Un autre enchaînement à la gestuelle ample propose un duo entre Naomi Stikeman et le danseur Peter Chu, tous les deux affublés d’une perruque frisée aux couleurs pastel, d’une robe blanche et de chaussures Converse noires. Plus tard, une chorégraphie joue sur les contrastes en montrant Peter Chu, à quatre pattes sur une musique aux accents tropicaux, se produire aux côtés de la danseuse, vêtue d’un délicat « léotard » blanc à plumes, sur pointes. On la croirait suspendue par la cime de sa perruque en forme de chapeau de lutin.  Elle semble nager dans l’aquarium projeté sur le grand écran, transposant ainsi la petite Sophie en ballerine aux mouvements gracieux.
À un autre moment, l’ex-danseuse des Grands Ballets Canadiens entre sur scène avec une longue perruque rose qui l’enveloppe, fine et légère, à l’image d’une jupe de tulle qu’on porterait sur la tête. Mais le moment de danse le plus captivant reste le deuxième solo de Peter Chu, la révélation de la soirée, qui se montre à la fois simple et plein d’intensité. La précision de son exécution est à couper le souffle. Les segments de danse ne font pas partie de l’histoire, mais sont bien des prolongements physiques de ce qui est vécu à l’écran. La seule déception reste que les tableaux de danse sont parfois trop courts.

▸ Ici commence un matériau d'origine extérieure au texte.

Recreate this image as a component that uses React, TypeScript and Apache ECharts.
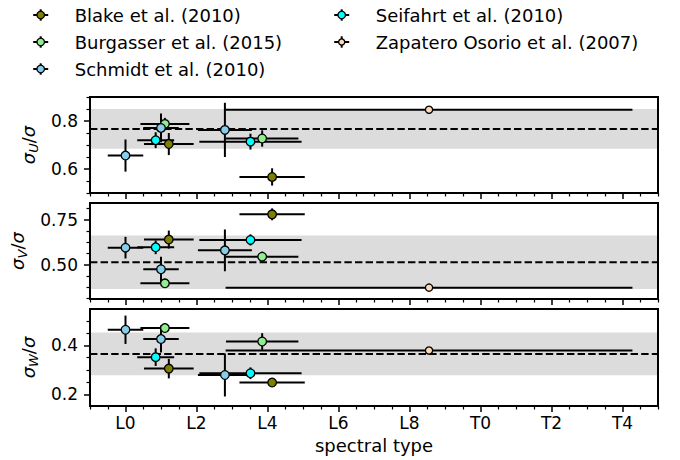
import React, { useEffect, useRef } from "react";
import * as echarts from "echarts";

// ---------------- data ----------------
const SOURCES = [
  "Blake et al. (2010)",
  "Burgasser et al. (2015)",
  "Schmidt et al. (2010)",
  "Seifahrt et al. (2010)",
  "Zapatero Osorio et al. (2007)",
];

// spectral type coded as L0 = 0, L2 = 2, ..., T0 = 10, T4 = 14
const blakeSpT = [1.22, 4.13];
const blakeSpTErr = [0.7, 0.92];
const blakeU = [0.704, 0.567];
const blakeUErr = [0.046, 0.036];
const blakeV = [0.641, 0.781];
const blakeVErr = [0.05, 0.033];
const blakeW = [0.305, 0.248];
const blakeWErr = [0.04, 0.015];

const burgasserSpT = [1.11, 3.85];
const burgasserSpTErr = [0.69, 1.02];
const burgasserU = [0.788, 0.727];
const burgasserUErr = [0.025, 0.034];
const burgasserV = [0.398, 0.546];
const burgasserVErr = [0.025, 0.028];
const burgasserW = [0.471, 0.416];
const burgasserWErr = [0.02, 0.034];

const schmidtSpT = [0.0, 1.0, 2.8];
const schmidtSpTErr = [0.5, 0.5, 0.76];
const schmidtU = [0.656, 0.771, 0.763];
const schmidtUErr = [0.067, 0.06, 0.113];
const schmidtV = [0.596, 0.476, 0.581];
const schmidtVErr = [0.06, 0.07, 0.116];
const schmidtW = [0.464, 0.426, 0.279];
const schmidtWErr = [0.058, 0.055, 0.088];

const seifahrtSpT = [0.85, 3.52];
const seifahrtSpTErr = [0.52, 1.44];
const seifahrtU = [0.72, 0.714];
const seifahrtUErr = [0.033, 0.033];
const seifahrtV = [0.598, 0.639];
const seifahrtVErr = [0.038, 0.031];
const seifahrtW = [0.352, 0.286];
const seifahrtWErr = [0.036, 0.024];

const zapateroSpT = [8.55];
const zapateroSpTErr = [5.73];
const zapateroU = [0.847];
const zapateroUErr = [0];
const zapateroV = [0.374];
const zapateroVErr = [0];
const zapateroW = [0.379];
const zapateroWErr = [0];

// mean and dispersion bands for sigma_U, sigma_V, sigma_W
const BAND_MEAN = [0.767, 0.515, 0.365];
const BAND_SIGMA = [0.083, 0.148, 0.0875];

const X_TICKS = [0, 2, 4, 6, 8, 10, 12, 14];
const X_TICK_LABELS = ["L0", "L2", "L4", "L6", "L8", "T0", "T2", "T4"];
const U_TICKS = [0.6, 0.8];
const U_TICK_LABELS = ["0.6", "0.8"];
const V_TICKS = [0.5, 0.75];
const V_TICK_LABELS = ["0.50", "0.75"];
const W_TICKS = [0.2, 0.4];
const W_TICK_LABELS = ["0.2", "0.4"];

// ---------------- styling ----------------
const FONT = "DejaVu Sans";
const TICK_FS = 17;
const LABEL_FS = 18;
const COLORS = ["#808000", "#90ee90", "#87ceeb", "#00ffff", "#ffdab9"];
const MARKER_SIZES = [8.6, 8.6, 8.6, 8.6, 7.2];
const X_MIN = -1;
const X_MAX = 15;
const GRID_LEFT = 90;
const GRID_WIDTH = 568;

const SRC = [
  { spt: blakeSpT, sptErr: blakeSpTErr, vals: [blakeU, blakeV, blakeW], errs: [blakeUErr, blakeVErr, blakeWErr] },
  { spt: burgasserSpT, sptErr: burgasserSpTErr, vals: [burgasserU, burgasserV, burgasserW], errs: [burgasserUErr, burgasserVErr, burgasserWErr] },
  { spt: schmidtSpT, sptErr: schmidtSpTErr, vals: [schmidtU, schmidtV, schmidtW], errs: [schmidtUErr, schmidtVErr, schmidtWErr] },
  { spt: seifahrtSpT, sptErr: seifahrtSpTErr, vals: [seifahrtU, seifahrtV, seifahrtW], errs: [seifahrtUErr, seifahrtVErr, seifahrtWErr] },
  { spt: zapateroSpT, sptErr: zapateroSpTErr, vals: [zapateroU, zapateroV, zapateroW], errs: [zapateroUErr, zapateroVErr, zapateroWErr] },
];

const PANELS = [
  { top: 97, height: 96, min: 0.5, max: 0.9, minorStep: 0.05, nameGap: 43, sub: "U", ticks: U_TICKS, labels: U_TICK_LABELS },
  { top: 203, height: 96, min: 0.311, max: 0.844, minorStep: 0.0625, nameGap: 52, sub: "V", ticks: V_TICKS, labels: V_TICK_LABELS },
  { top: 309, height: 97, min: 0.152, max: 0.549, minorStep: 0.05, nameGap: 43, sub: "W", ticks: W_TICKS, labels: W_TICK_LABELS },
];

function minorValues(min: number, max: number, step: number, majors: number[]) {
  const out: number[] = [];
  const start = Math.ceil(min / step - 1e-9);
  for (let k = start; k * step <= max + 1e-9; k++) {
    const v = +(k * step).toFixed(6);
    if (!majors.some((m) => Math.abs(m - v) < 1e-6)) out.push(v);
  }
  return out;
}

function buildOption() {
  const grid: any[] = [];
  const xAxis: any[] = [];
  const yAxis: any[] = [];
  const series: any[] = [];
  const xMinor = minorValues(X_MIN, X_MAX, 0.5, X_TICKS);

  PANELS.forEach((p, i) => {
    grid.push({
      left: GRID_LEFT,
      width: GRID_WIDTH,
      top: p.top,
      height: p.height,
      show: true,
      z: 10,
      borderColor: "#000",
      borderWidth: 2,
      backgroundColor: "transparent",
    });
    const isBottom = i === PANELS.length - 1;
    xAxis.push({
      type: "value",
      gridIndex: i,
      min: X_MIN,
      max: X_MAX,
      position: "bottom",
      z: 10,
      axisLine: { show: true, onZero: false, lineStyle: { color: "#000", width: 2 } },
      axisTick: { show: true, customValues: X_TICKS, length: 6, lineStyle: { color: "#000", width: 1.5 } },
      axisLabel: {
        show: isBottom,
        customValues: X_TICKS,
        formatter: (v: number) => {
          const k = X_TICKS.findIndex((t) => Math.abs(t - v) < 1e-6);
          return k >= 0 ? X_TICK_LABELS[k] : "";
        },
        fontSize: TICK_FS,
        fontFamily: FONT,
        color: "#000",
        margin: 8,
      },
      splitLine: { show: false },
      name: isBottom ? "spectral type" : "",
      nameLocation: "middle",
      nameGap: 30,
      nameTextStyle: { fontSize: LABEL_FS, fontFamily: FONT, color: "#000" },
    });
    xAxis.push({
      type: "value",
      gridIndex: i,
      min: X_MIN,
      max: X_MAX,
      position: "bottom",
      z: 10,
      axisLine: { show: false, onZero: false },
      axisTick: { show: true, customValues: xMinor, length: 3.5, lineStyle: { color: "#000", width: 1.2 } },
      axisLabel: { show: false },
      splitLine: { show: false },
    });
    yAxis.push({
      type: "value",
      gridIndex: i,
      min: p.min,
      max: p.max,
      position: "left",
      z: 10,
      axisLine: { show: true, onZero: false, lineStyle: { color: "#000", width: 2 } },
      axisTick: { show: true, customValues: p.ticks, length: 6, lineStyle: { color: "#000", width: 1.5 } },
      axisLabel: {
        show: true,
        customValues: p.ticks,
        formatter: (v: number) => {
          const k = p.ticks.findIndex((t) => Math.abs(t - v) < 1e-6);
          return k >= 0 ? p.labels[k] : "";
        },
        fontSize: TICK_FS,
        fontFamily: FONT,
        color: "#000",
        margin: 12,
      },
      splitLine: { show: false },
      name: `{i|σ}{s|${p.sub}}{n|/}{i|σ}`,
      nameLocation: "middle",
      nameRotate: 90,
      nameGap: p.nameGap,
      nameTextStyle: {
        color: "#000",
        rich: {
          i: { fontSize: LABEL_FS, fontStyle: "italic", fontFamily: FONT, color: "#000", lineHeight: 24 },
          n: { fontSize: LABEL_FS, fontFamily: FONT, color: "#000", lineHeight: 24 },
          s: { fontSize: 13, fontStyle: "italic", fontFamily: FONT, color: "#000", lineHeight: 13, verticalAlign: "bottom" },
        },
      },
    });
    yAxis.push({
      type: "value",
      gridIndex: i,
      min: p.min,
      max: p.max,
      position: "left",
      z: 10,
      axisLine: { show: false, onZero: false },
      axisTick: { show: true, customValues: minorValues(p.min, p.max, p.minorStep, p.ticks), length: 3.5, lineStyle: { color: "#000", width: 1.2 } },
      axisLabel: { show: false },
      splitLine: { show: false },
    });

    // band + mean line
    series.push({
      type: "custom",
      xAxisIndex: 2 * i,
      yAxisIndex: 2 * i,
      silent: true,
      data: [[BAND_MEAN[i], BAND_SIGMA[i]]],
      encode: { y: 0 },
      renderItem: (_params: any, api: any) => {
        const m = api.value(0);
        const s = api.value(1);
        const tl = api.coord([X_MIN, m + s]);
        const br = api.coord([X_MAX, m - s]);
        const ml = api.coord([X_MIN, m]);
        const mr = api.coord([X_MAX, m]);
        return {
          type: "group",
          children: [
            { type: "rect", shape: { x: tl[0], y: tl[1], width: br[0] - tl[0], height: br[1] - tl[1] }, style: { fill: "#dcdcdc" } },
            { type: "line", shape: { x1: ml[0], y1: ml[1], x2: mr[0], y2: mr[1] }, style: { stroke: "#000", lineWidth: 2, lineDash: [7.4, 3.2] } },
          ],
        };
      },
    });

    SRC.forEach((src, s) => {
      const vals = src.vals[i];
      const errs = src.errs[i];
      series.push({
        type: "custom",
        name: SOURCES[s],
        xAxisIndex: 2 * i,
        yAxisIndex: 2 * i,
        silent: true,
        clip: true,
        data: src.spt.map((x, k) => [x, vals[k], src.sptErr[k], errs[k]]),
        encode: { x: 0, y: 1 },
        renderItem: (_params: any, api: any) => {
          const x = api.value(0);
          const y = api.value(1);
          const xe = api.value(2);
          const ye = api.value(3);
          const c = api.coord([x, y]);
          const l = api.coord([x - xe, y]);
          const r = api.coord([x + xe, y]);
          const t = api.coord([x, y + ye]);
          const b = api.coord([x, y - ye]);
          const st = { stroke: "#000", lineWidth: 2 };
          const ch: any[] = [{ type: "line", shape: { x1: l[0], y1: c[1], x2: r[0], y2: c[1] }, style: st }];
          if (ye > 0) ch.push({ type: "line", shape: { x1: c[0], y1: t[1], x2: c[0], y2: b[1] }, style: st });
          return { type: "group", children: ch };
        },
      });
      series.push({
        type: "scatter",
        name: SOURCES[s],
        xAxisIndex: 2 * i,
        yAxisIndex: 2 * i,
        silent: true,
        data: src.spt.map((x, k) => [x, vals[k]]),
        symbol: "circle",
        symbolSize: MARKER_SIZES[s],
        itemStyle: { color: COLORS[s], borderColor: "#000", borderWidth: 1.3, opacity: 1 },
      });
    });
  });

  // legend drawn as graphic
  const LEGEND_POS = [
    [40.7, 15],
    [40.7, 42],
    [40.7, 69],
    [341.7, 15],
    [341.7, 42],
  ];
  const graphic: any[] = [];
  SOURCES.forEach((name, s) => {
    const [mx, my] = LEGEND_POS[s];
    graphic.push({
      type: "group",
      x: mx,
      y: my,
      children: [
        { type: "line", shape: { x1: -7.5, y1: 0, x2: 7.5, y2: 0 }, style: { stroke: "#000", lineWidth: 2 } },
        { type: "line", shape: { x1: 0, y1: -5.7, x2: 0, y2: 5.7 }, style: { stroke: "#000", lineWidth: 2 } },
        { type: "circle", shape: { cx: 0, cy: 0, r: MARKER_SIZES[s] / 2 - 0.5 }, style: { fill: COLORS[s], stroke: "#000", lineWidth: 1.3 } },
      ],
    });
    graphic.push({
      type: "text",
      x: mx + 34,
      y: my,
      style: { text: name, fill: "#000", fontSize: LABEL_FS, fontFamily: FONT, verticalAlign: "middle", align: "left" },
    });
  });

  return {
    animation: false,
    backgroundColor: "#ffffff",
    textStyle: { fontFamily: FONT },
    grid,
    xAxis,
    yAxis,
    series,
    graphic,
  };
}

export default function App() {
  const ref = useRef<HTMLDivElement>(null);
  useEffect(() => {
    document.body.style.margin = "0";
    if (!ref.current) return;
    const chart = echarts.init(ref.current, null, { renderer: "svg" });
    chart.setOption(buildOption() as any);
    return () => {
      chart.dispose();
    };
  }, []);
  return <div ref={ref} style={{ width: 680, height: 460 }} />;
}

En ce qui concerne les courts métrages, les effets sont ingénieux et l’esthétisme du traitement de l’image est remarquable. Les petits pas de danse synchronisés des vieilles clientes du salon font sourire. Une chorégraphie s’inspirant du jeu de la chaise musicale rend compte de la solitude de la vieillesse. Notons aussi la présence de Janine Sutto, qui joue le rôle de la grand-mère de Sophie, de même que le jeu flamboyant de Frédérike Bédard, la coiffeuse. Enfin, le spectateur ne peut rester indifférent devant une chorégraphie filmée où il retrouve Naomi Stikeman coiffée des mêmes fils roses qu’elle portait auparavant. La beauté de voir au ralenti la perruque animée d’un souffle de vie, anticipant les impulsions de son corps sculptural, frappe par sa grâce.
Et côté symbolique ? Les dinosaures, des créatures mortes et oubliées. Les œufs et les ovules, représentant la naissance. Les anneaux de Saturne, qui symbolisent le cycle de la vie. Pièce sur les liens intergénérationnels et la mémoire des femmes, Çaturn est un double pari réussi.